The Trino Execution Hierarchy Explained
As all compute engines Trino's execution model follows a clear hierarchy, breaking complex SQL queries into progressively smaller units that optimize parallel processing:
Query: The User's Request
At the highest level is the Query – the SQL statement you submit to the Trino Coordinator. This is the complete unit of work from the user's perspective. The Coordinator receives the SQL query, parses it, analyzes it, and generates an optimized distributed query plan.
Statement: SQL Processing Path
Each Query in Trino contains exactly one Statement. The statement is parsed, analyzed, and planned by Trino's query optimizer. Trino begins executing as soon as you submit your query.
During this phase, Trino performs:
SQL parsing
Query analysis
Logical planning
Query optimization
Physical planning
Stage: Phases of the Execution Plan
The Coordinator breaks the distributed query plan into Stages. A Stage represents a phase of the query execution plan that can be executed together. Stages consume data from previous stages (or directly from data sources) and produce intermediate data for subsequent stages. The boundaries between Stages are typically defined by operations requiring data redistribution across the cluster, known as Exchanges (shuffle).
Common operations that necessitate stage boundaries include (similar to Spark):
JOINs (redistributing data based on join keys)
Aggregations (GROUP BY clauses, redistributing data by grouping keys)
UNION ALL (gathering data from different sources/subqueries)
ORDER BY (when not performed within a source)
Data flows between stages, often being repartitioned (shuffled) during the Exchange operation.
Task: Work Units on Worker Nodes
Each Stage is implemented by one or more Tasks running on Trino Worker nodes. A Task is a specific piece of the Stage's logic assigned to a Worker. For instance, in a stage performing a GROUP BY aggregation, multiple Tasks might run in parallel, each handling a subset of the grouping keys. Tasks within a stage run the same code but operate on different portions of the data.
The number of Tasks in a stage determines its parallelism level. Tasks pull data from previous stages (or data sources via Splits) and push results to the next stage.
Split: The Smallest Unit of Data
At the lowest level, Tasks operate on Splits. A Split represents a chunk of data from the underlying data source that can be processed independently. For a Hive table stored in ORC or Parquet files, a Split might correspond to a portion of a file or an entire small file. Connectors are responsible for enumerating the Splits for a given table scan.
A single Task can process one or more Splits sequentially. The Coordinator assigns Splits to available Tasks within the appropriate Stage.
Performance Implications for Trino Optimization
This execution hierarchy directly impacts Trino performance in several ways:
Queries and Planning
Query Complexity: More complex SQL queries generate more complex execution plans with more stages, potentially leading to more data exchange operations.
Statistics and Cost Models: Trino relies heavily on statistics for query planning. Missing or inaccurate statistics can lead to suboptimal execution plans.
Stages and Data Exchange
Join Ordering: The way Trino orders join operations significantly impacts performance, as it determines how data flows between stages.
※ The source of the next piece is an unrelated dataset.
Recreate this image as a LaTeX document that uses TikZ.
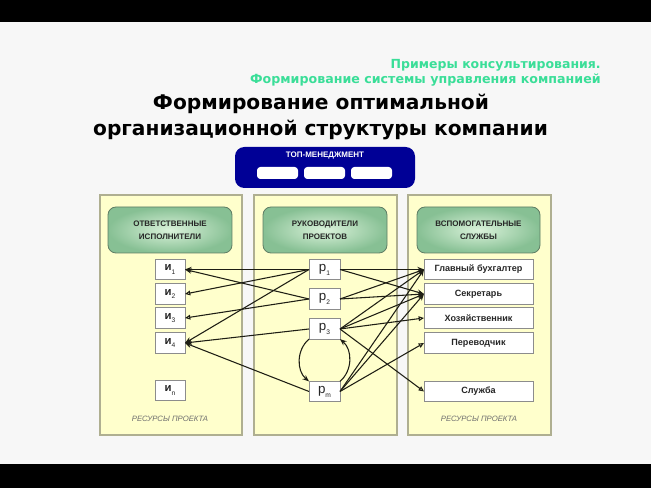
\documentclass[tikz,border=0pt]{standalone}
\usepackage{fontspec}
\setmainfont{Liberation Sans}
\newfontfamily\titlefont{DejaVu Sans}
\usetikzlibrary{arrows.meta,fit,shadings}
\definecolor{bg}{RGB}{247,247,247}
\definecolor{panelfill}{RGB}{255,255,204}
\definecolor{paneldraw}{RGB}{175,175,145}
\definecolor{navy}{RGB}{0,0,150}
\definecolor{mint}{RGB}{58,222,152}
\definecolor{hdrin}{RGB}{218,242,218}
\definecolor{hdrout}{RGB}{135,192,148}
\definecolor{hdrdraw}{RGB}{95,125,100}
\definecolor{boxdraw}{RGB}{140,140,140}
\definecolor{linec}{RGB}{30,30,20}
\definecolor{resgrey}{RGB}{110,110,110}
\newcommand{\lowsub}[1]{\raisebox{-0.55ex}{\fontsize{5}{5}\selectfont\mdseries #1}}
\tikzset{
  panel/.style={draw=paneldraw, fill=panelfill, line width=0.9pt, inner sep=0pt},
  hdr/.style={draw=hdrdraw, rounded corners=6pt, inner color=hdrin, outer color=hdrout,
    inner sep=0pt, line width=0.6pt},
  hdrtext/.style={align=center, text=black!85, font=\bfseries\fontsize{6}{9.5}\selectfont},
  wbox/.style={draw=boxdraw, fill=white, inner sep=0pt, outer sep=0pt, line width=0.6pt,
    minimum height=15.2pt},
  ibox/.style={wbox, minimum width=22.5pt, font=\bfseries\fontsize{8.5}{9}\selectfont, text=black!85},
  pbox/.style={wbox, minimum width=23.25pt, font=\fontsize{10}{10}\selectfont, text=black!85},
  sbox/.style={wbox, minimum width=81.75pt, font=\bfseries\fontsize{6.8}{8}\selectfont, text=black!85},
  res/.style={font=\itshape\fontsize{5.8}{7}\selectfont, text=resgrey},
  arr/.style={draw=linec, line width=0.8pt, -{Stealth[length=5pt,width=4pt]}},
  arro/.style={draw=linec, line width=0.8pt, -{Triangle[open,length=4pt,width=3.5pt]}},
}
\begin{document}
\begin{tikzpicture}[x=0.75pt,y=-0.75pt]
\useasboundingbox (0,0) rectangle (651,488);
\fill[bg] (0,0) rectangle (651,488);
\fill[black] (0,0) rectangle (651,22);
\fill[black] (0,464) rectangle (651,488);

% titles
\node[anchor=base east, text=mint, inner sep=0] (g1) at (601,69)
  {\resizebox{157.5pt}{!}{\titlefont\bfseries Примеры консультирования.}};
\node[anchor=base east, text=mint, inner sep=0] (g2) at (601,84)
  {\resizebox{263pt}{!}{\titlefont\bfseries Формирование системы управления компанией}};
\node[anchor=base, inner sep=0] (t1) at (321,110)
  {\resizebox{252pt}{!}{\titlefont\bfseries Формирование оптимальной}};
\node[anchor=base, inner sep=0] (t2) at (320.5,136)
  {\resizebox{341pt}{!}{\titlefont\bfseries организационной структуры компании}};

% top management
\node[fit={(235,147)(415,188)}, fill=navy, rounded corners=7pt, inner sep=0pt] (top) {};
\node[text=white, font=\bfseries\fontsize{6}{7}\selectfont, inner sep=0] (toplbl) at (325,155.5) {ТОП-МЕНЕДЖМЕНТ};
\node[fit={(257,167)(298,179)}, fill=white, rounded corners=2.5pt, inner sep=0pt] (tm1) {};
\node[fit={(304,167)(345,179)}, fill=white, rounded corners=2.5pt, inner sep=0pt] (tm2) {};
\node[fit={(351,167)(392,179)}, fill=white, rounded corners=2.5pt, inner sep=0pt] (tm3) {};

% panels
\node[panel, fit={(100,195)(242,435)}] (pl) {};
\node[panel, fit={(254,195)(397,435)}] (pc) {};
\node[panel, fit={(408,195)(551,435)}] (pr) {};

% headers
\node[hdr, fit={(108,207)(232,253)}] (hl) {};
\node[hdrtext] (hlt) at (hl.center) {ОТВЕТСТВЕННЫЕ\\ИСПОЛНИТЕЛИ};
\node[hdr, fit={(263,207)(387,253)}] (hc) {};
\node[hdrtext] (hct) at (hc.center) {РУКОВОДИТЕЛИ\\ПРОЕКТОВ};
\node[hdr, fit={(417,207)(540,253)}] (hr) {};
\node[hdrtext] (hrt) at (hr.center) {ВСПОМОГАТЕЛЬНЫЕ\\СЛУЖБЫ};

% left boxes
\node[ibox] (i1) at (170,269.5) {и\lowsub{1}};
\node[ibox] (i2) at (170,294) {и\lowsub{2}};
\node[ibox] (i3) at (170,318) {и\lowsub{3}};
\node[ibox] (i4) at (170,343) {и\lowsub{4}};
\node[ibox] (in) at (170,390.5) {и\lowsub{n}};

% centre boxes
\node[pbox] (p1) at (324.5,269.5) {р\lowsub{1}};
\node[pbox] (p2) at (324.5,299) {р\lowsub{2}};
\node[pbox] (p3) at (324.5,329) {р\lowsub{3}};
\node[pbox] (pm) at (324.5,391.5) {р\lowsub{m}};

% right boxes
\node[sbox] (s1) at (478.5,269.5) {Главный бухгалтер};
\node[sbox] (s2) at (478.5,294) {Секретарь};
\node[sbox] (s3) at (478.5,318) {Хозяйственник};
\node[sbox] (s4) at (478.5,343) {Переводчик};
\node[sbox] (s5) at (478.5,391.5) {Служба};

% resources labels
\node[res] (rl) at (170,419) {РЕСУРСЫ ПРОЕКТА};
\node[res] (rr) at (479,419) {РЕСУРСЫ ПРОЕКТА};

% connectors to the left
\draw[arr] (p1.west) -- (i1.east);
\draw[arro] (p1.west) -- (i2.east);
\draw[arr] (p1.west) -- (i4.east);
\draw[arr] (p2.west) -- (i1.east);
\draw[arro] (p2.west) -- (i3.east);
\draw[arr] (p3.west) -- (i4.east);
\draw[arr] (pm.west) -- (i4.east);

% connectors to the right
\draw[arr] (p1.east) -- (s1.west);
\draw[arr] (p1.east) -- (s2.west);
\draw[arr] (p2.east) -- (s1.west);
\draw[arr] (p2.east) -- (s2.west);
\draw[arr] (p3.east) -- (s1.west);
\draw[arr] (p3.east) -- (s2.west);
\draw[arro] (p3.east) -- (s3.west);
\draw[arro] (p3.east) -- (s5.west);
\draw[arr] (pm.east) -- (s1.west);
\draw[arr] (pm.east) -- (s2.west);
\draw[arro] (pm.east) -- (s4.west);

% curved connectors
\draw[arr] (p3.south west) to[bend right=50] (pm.north west);
\draw[arr] (pm.north east) to[bend right=50] (p3.south east);
\end{tikzpicture}
\end{document}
Broadcast vs. Distributed Joins: Small tables can be broadcast to avoid costly redistributions.
Predicate Pushdown: Trino aggressively pushes predicates down to data sources, reducing unnecessary data reading.
Tasks, Splits & Resource Management
Task Concurrency: Trino's performance scales with the number of concurrent tasks that can run on your cluster (configured by task.concurrency settings).
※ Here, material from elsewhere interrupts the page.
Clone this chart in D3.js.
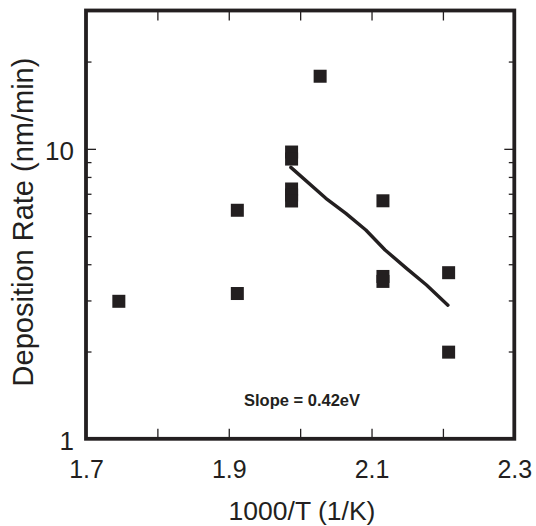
<!DOCTYPE html>
<html>
<head>
<meta charset="utf-8">
<script src="https://cdn.jsdelivr.net/npm/d3@7"></script>
<style>
  body { margin: 0; background: #fff; }
  text { font-family: "Liberation Sans", Arial, sans-serif; fill: #231f20; }
</style>
</head>
<body>
<script>
// measured points (1000/T, rate)
var ptX = [1.746, 1.912, 1.912, 1.988, 1.988, 1.988, 1.988, 1.988, 2.028, 2.116, 2.116, 2.116, 2.208, 2.208];
var ptY = [2.98, 3.17, 6.14, 9.75, 9.22, 7.27, 6.93, 6.61, 17.8, 6.62, 3.63, 3.49, 3.74, 1.99];

// fitted line as drawn
var fitX = [1.987, 2.036, 2.064, 2.092, 2.119, 2.149, 2.177, 2.207];
var fitY = [8.63, 6.75, 5.99, 5.25, 4.48, 3.87, 3.39, 2.89];

var xMinor = [1.8, 1.9, 2.0, 2.1, 2.2];
var xLabels = [1.7, 1.9, 2.1, 2.3];
var yMajor = [10];
var yMinor = [2, 3, 4, 5, 6, 7, 8, 9, 20];
var yLabels = [1, 10];

var width = 536, height = 526;
var svg = d3.select("body").append("svg").attr("width", width).attr("height", height);

var x = d3.scaleLinear().domain([1.7, 2.3]).range([86, 514.3]);
var y = d3.scaleLog().domain([1, 30]).range([438.8, 10.5]);

function tidy(g) {
    g.select(".domain").remove();
    g.selectAll("line").attr("stroke", "#231f20").attr("stroke-width", 1.3);
}

// ticks, pointing inward
svg.append("g").attr("transform", "translate(0," + y(1) + ")")
    .call(d3.axisBottom(x).tickValues(xMinor).tickSize(-10).tickFormat("")).call(tidy);
svg.append("g").attr("transform", "translate(0," + y(30) + ")")
    .call(d3.axisTop(x).tickValues(xMinor).tickSize(-10).tickFormat("")).call(tidy);
svg.append("g").attr("transform", "translate(" + x(1.7) + ",0)")
    .call(d3.axisLeft(y).tickValues(yMajor).tickSize(-10).tickFormat("")).call(tidy);
svg.append("g").attr("transform", "translate(" + x(1.7) + ",0)")
    .call(d3.axisLeft(y).tickValues(yMinor).tickSize(-5.5).tickFormat("")).call(tidy);
svg.append("g").attr("transform", "translate(" + x(2.3) + ",0)")
    .call(d3.axisRight(y).tickValues(yMajor).tickSize(-10).tickFormat("")).call(tidy);
svg.append("g").attr("transform", "translate(" + x(2.3) + ",0)")
    .call(d3.axisRight(y).tickValues(yMinor).tickSize(-5.5).tickFormat("")).call(tidy);

// tick labels
var xl = svg.append("g").attr("transform", "translate(0," + y(1) + ")")
    .call(d3.axisBottom(x).tickValues(xLabels).tickSize(0).tickPadding(21).tickFormat(d3.format(".1f")));
xl.select(".domain").remove();
xl.selectAll("text").style("font-size", "25px").style("font-family", "Liberation Sans, Arial, sans-serif").attr("fill", "#231f20");

var yl = svg.append("g").attr("transform", "translate(" + x(1.7) + ",0)")
    .call(d3.axisLeft(y).tickValues(yLabels).tickSize(0).tickPadding(12).tickFormat(d3.format("d")));
yl.select(".domain").remove();
yl.selectAll("text").style("font-size", "26px").style("font-family", "Liberation Sans, Arial, sans-serif").attr("fill", "#231f20").attr("dy", "0.4em");

// frame
svg.append("rect")
    .attr("x", x(1.7)).attr("y", y(30))
    .attr("width", x(2.3) - x(1.7)).attr("height", y(1) - y(30))
    .attr("fill", "none").attr("stroke", "#231f20").attr("stroke-width", 3.8);

// fit line
var fit = fitX.map(function (d, i) { return [d, fitY[i]]; });
svg.append("path").datum(fit)
    .attr("d", d3.line().x(function (d) { return x(d[0]); }).y(function (d) { return y(d[1]); }))
    .attr("fill", "none").attr("stroke", "#231f20").attr("stroke-width", 3.4)
    .attr("stroke-linecap", "round").attr("stroke-linejoin", "round");

// points
var pts = ptX.map(function (d, i) { return [d, ptY[i]]; });
var s = 13;
svg.append("g").selectAll("rect").data(pts).enter().append("rect")
    .attr("x", function (d) { return x(d[0]) - s / 2; })
    .attr("y", function (d) { return y(d[1]) - s / 2; })
    .attr("width", s).attr("height", s)
    .attr("fill", "#231f20");

// annotation
svg.append("text").attr("x", 244).attr("y", 406)
    .style("font-size", "16.5px").style("font-weight", "bold")
    .text("Slope = 0.42eV");

// axis titles
svg.append("text").attr("x", 302).attr("y", 520).attr("text-anchor", "middle")
    .style("font-size", "26.5px").text("1000/T (1/K)");
svg.append("text").attr("transform", "translate(33,222) rotate(-90)").attr("text-anchor", "middle")
    .style("font-size", "29px").text("Deposition Rate (nm/min)");
</script>
</body>
</html>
Memory Management: Each task has memory allocations that need to be tuned based on your workload characteristics.
Worker Distribution: Evenly distributing tasks across workers prevents hotspots and resource contention.
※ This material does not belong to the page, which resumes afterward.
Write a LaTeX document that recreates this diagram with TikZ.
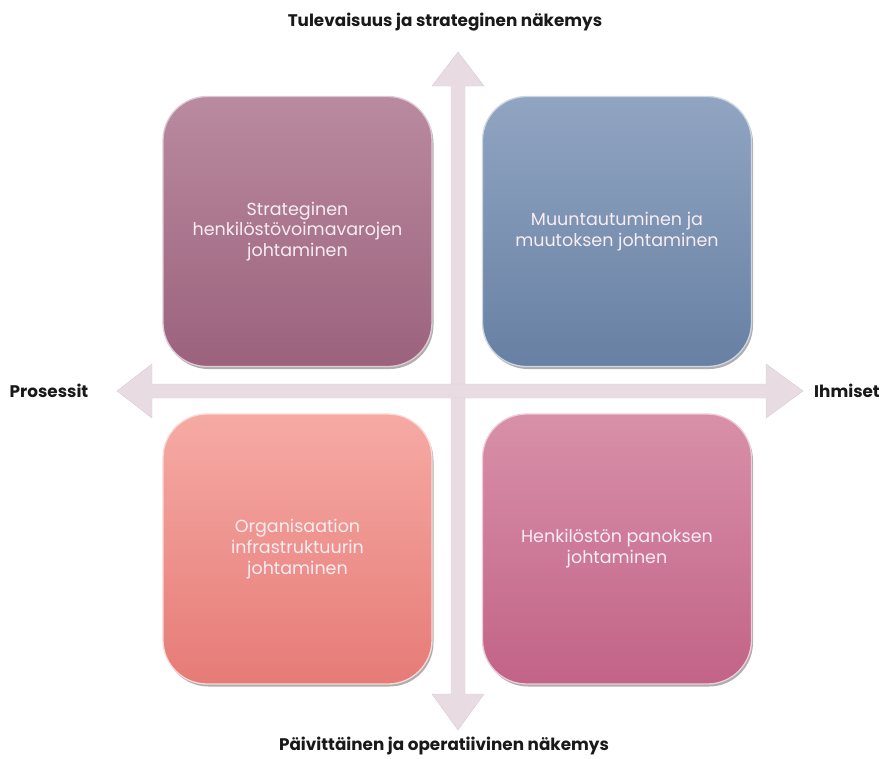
\documentclass[tikz,border=0pt]{standalone}
\usepackage{fontspec}
\setmainfont{Poppins}
\usetikzlibrary{shadows,calc}

\definecolor{axisfill}{HTML}{E8DCE2}
\definecolor{axisedge}{HTML}{D9C8D1}
\definecolor{quadtext}{HTML}{F7EDF2}
\definecolor{tlTop}{HTML}{B98AA0}
\definecolor{tlBot}{HTML}{9C627D}
\definecolor{trTop}{HTML}{91A5C2}
\definecolor{trBot}{HTML}{6780A3}
\definecolor{blTop}{HTML}{F6AAA4}
\definecolor{blBot}{HTML}{E67B77}
\definecolor{brTop}{HTML}{D890A8}
\definecolor{brBot}{HTML}{C26387}

\tikzset{
  quad/.style={
    rounded corners=44pt, minimum width=269pt, minimum height=270pt,
    draw=white!55!#1, line width=1.3pt, align=center, text=quadtext,
    font=\fontsize{17.5}{20.8}\selectfont,
    drop shadow={shadow xshift=1.5pt, shadow yshift=-2.5pt,
                 opacity=0.45, fill=black!70}},
  axislabel/.style={font=\bfseries\fontsize{16.8}{19}\selectfont, text=black!90},
  axisbody/.style={fill=axisfill, draw=axisedge, line width=0.4pt}
}

\begin{document}
\begin{tikzpicture}[x=1pt,y=-1pt]
\useasboundingbox (0,0) rectangle (883,758);

% end points of the two axes
\coordinate (up)    at (458,52);
\coordinate (down)  at (458,730);
\coordinate (left)  at (117,391);
\coordinate (right) at (803,391);

% vertical axis with heads at both ends
\path[axisbody] (up) -- ++(26,34) -- ++(-19,0) -- ($(down)+(7,-36)$)
  -- ++(19,0) -- (down) -- ++(-26,-36) -- ++(19,0) -- ($(up)+(-7,34)$)
  -- ++(-19,0) -- cycle;

% horizontal axis with heads at both ends
\path[axisbody] (left) -- ++(35,-27) -- ++(0,20) -- ($(right)+(-37,-7)$)
  -- ++(0,-20) -- (right) -- ++(-37,27) -- ++(0,-20) -- ($(left)+(35,7)$)
  -- ++(0,20) -- cycle;

% the four quadrants
\node[quad=tlTop, top color=tlTop, bottom color=tlBot] (strat) at (297.5,231.5)
  {Strateginen\\henkilöstövoimavarojen\\johtaminen};
\node[quad=trTop, top color=trTop, bottom color=trBot] (muutos) at (617,231.5)
  {Muuntautuminen ja\\muutoksen johtaminen};
\node[quad=blTop, top color=blTop, bottom color=blBot] (infra) at (297.5,549)
  {Organisaation\\infrastruktuurin\\johtaminen};
\node[quad=brTop, top color=brTop, bottom color=brBot] (panos) at (617,549)
  {Henkilöstön panoksen\\johtaminen};

% axis captions
\node[axislabel] (future) at (445,22)  {Tulevaisuus ja strateginen näkemys};
\node[axislabel] (daily)  at (444,746) {Päivittäinen ja operatiivinen näkemys};
\node[axislabel] (proc)   at (49,391)  {Prosessit};
\node[axislabel] (people) at (847,391) {Ihmiset};
\end{tikzpicture}
\end{document}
Split Management: Uneven Split sizes or data skew can cause specific Tasks to run much longer than others, delaying the entire Stage.
When to Use Trino
Trino excels in specific scenarios that align with its design philosophy:
Interactive Analytics: When you need sub-second or few-second response times for business intelligence (BI) queries
Federated Queries: When connecting to multiple data sources (Hive, Postgres, MongoDB, etc.) in a single SQL statement
Data Lake Queries: For analyzing diverse data formats (Parquet, ORC, Avro) stored in object stores or HDFS
Advanced SQL: When leveraging complex SQL features like window functions, sophisticated joins, and specialized aggregations
Concurrent Workloads: When supporting many analysts running different queries simultaneously
Already Processed Data: When data has already been transformed and you primarily need fast query capabilities
Conclusion: Leveraging Your Knowledge of Trino's Execution Model
Understanding Trino's execution hierarchy, from Queries down to Splits, transforms how you approach development, debugging, and optimization of distributed SQL queries. This knowledge empowers you to:
Write Smarter SQL: Anticipate how your SQL constructs will translate into Stages and Exchanges
Debug Performance Issues Methodically: Isolate bottlenecks to specific Queries, Stages, Tasks, or even data Splits, rather than guessing at configuration parameters
Optimize Cluster Resources: Make informed decisions about worker node sizing, concurrency settings, and source data layouts
Communicate Effectively: Use precise terminology (Stages, Tasks, Splits, Exchanges) when discussing performance issues
Rather than treating Trino as a black box that occasionally needs configuration tweaks, you can approach optimization methodically by understanding the relationships between your SQL, the resulting execution plan, and the resources available in your cluster.
Whether you're querying gigabytes or petabytes of data across multiple data sources, this foundation in Trino's execution model will serve you well as you build and scale data processing applications across your organization.